Type of Document Dissertation
Author McEntarfer, Erika L.
URN etd-11112002-150452
Title Three Essays on Social Networks in Labor Markets
Degree PhD
Department Economics
Advisory Committee
Advisor Name Title
Tideman, Thorwald Nicolaus Committee Chair
Ashley, Richard A. Committee Member
Gilles, Robert P. Committee Member
Lutz, Nancy A. Committee Member
Murphy, Russell D. Committee Member
Keywords
  • Migration
  • Social Networks
  • Labor Mobility
Date of Defense 2002-08-09
Availability unrestricted
Abstract
This dissertation consists of three essays examining the important role of job connections, references, and word of mouth information in labor markets. The first essay examines the importance of job connections for internal migrants. In this chapter, I develop a theoretical model where labor market networks provide labor market information with less noise than information obtained in the formal market. This model predicts lower initial wages and greater wage growth after migration for migrants without contacts. I then use data from the National Longitudinal Study of Youth (NLSY) to examine whether migrants who used social connections when finding their first job assimilate faster in the new region. Consistent with the theoretical model, I find that migrants who did not use social connections take longer to assimilate in the new region.

The second essay models how screening workers through social networks impacts labor mobility in markets with adverse selection. When there is asymmetric information in labor markets, worker mobility is constrained by adverse selection in the market for experienced workers. However, if workers can acquire references through their social networks then they can move more easily between jobs. In this chapter I develop a simple labor market model in which workers can learn the productivity of other workers through social interaction. I show that networks increase wages and mobility of high-productivity experienced workers; however, networks discourage workers from accepting jobs outside their job-contact network, because of adverse selection.

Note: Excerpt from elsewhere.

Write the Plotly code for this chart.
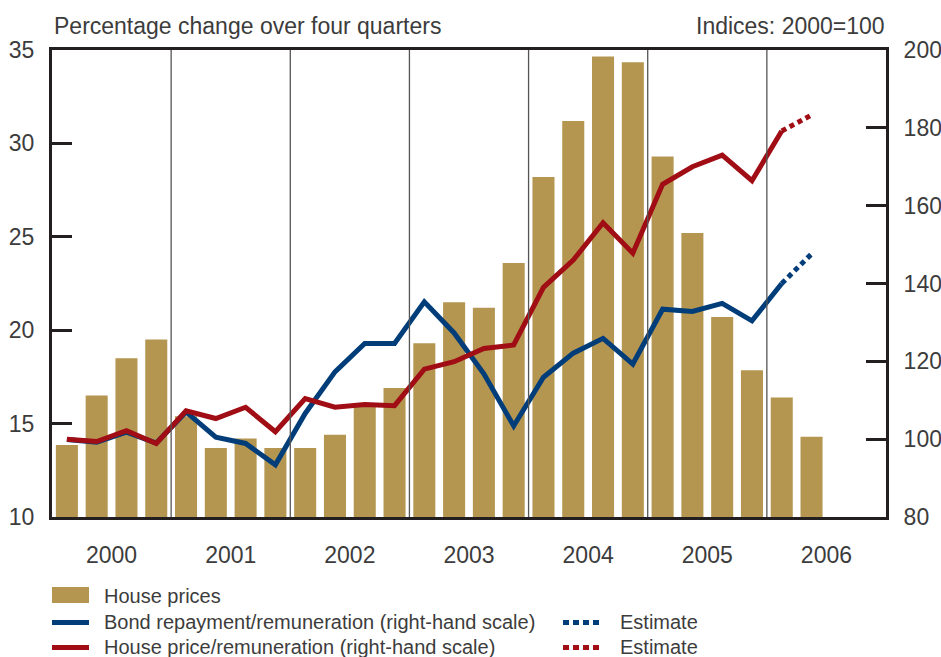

The third essay in this dissertation examines the importance of social networks in labor markets when work is produced jointly. Most employers cite ‘poor attitude’ and ‘poor fit with firm culture’ as their greatest problems in recruiting employees, rating these factors more important than skill. This is easily explained when the output of the firm requires that workers engage in work together. In this essay, I explain why it might be rational for firms to hire through social networks even when worker skill is observed perfectly, if these workers are better able to do joint work with the firm’s existing employees.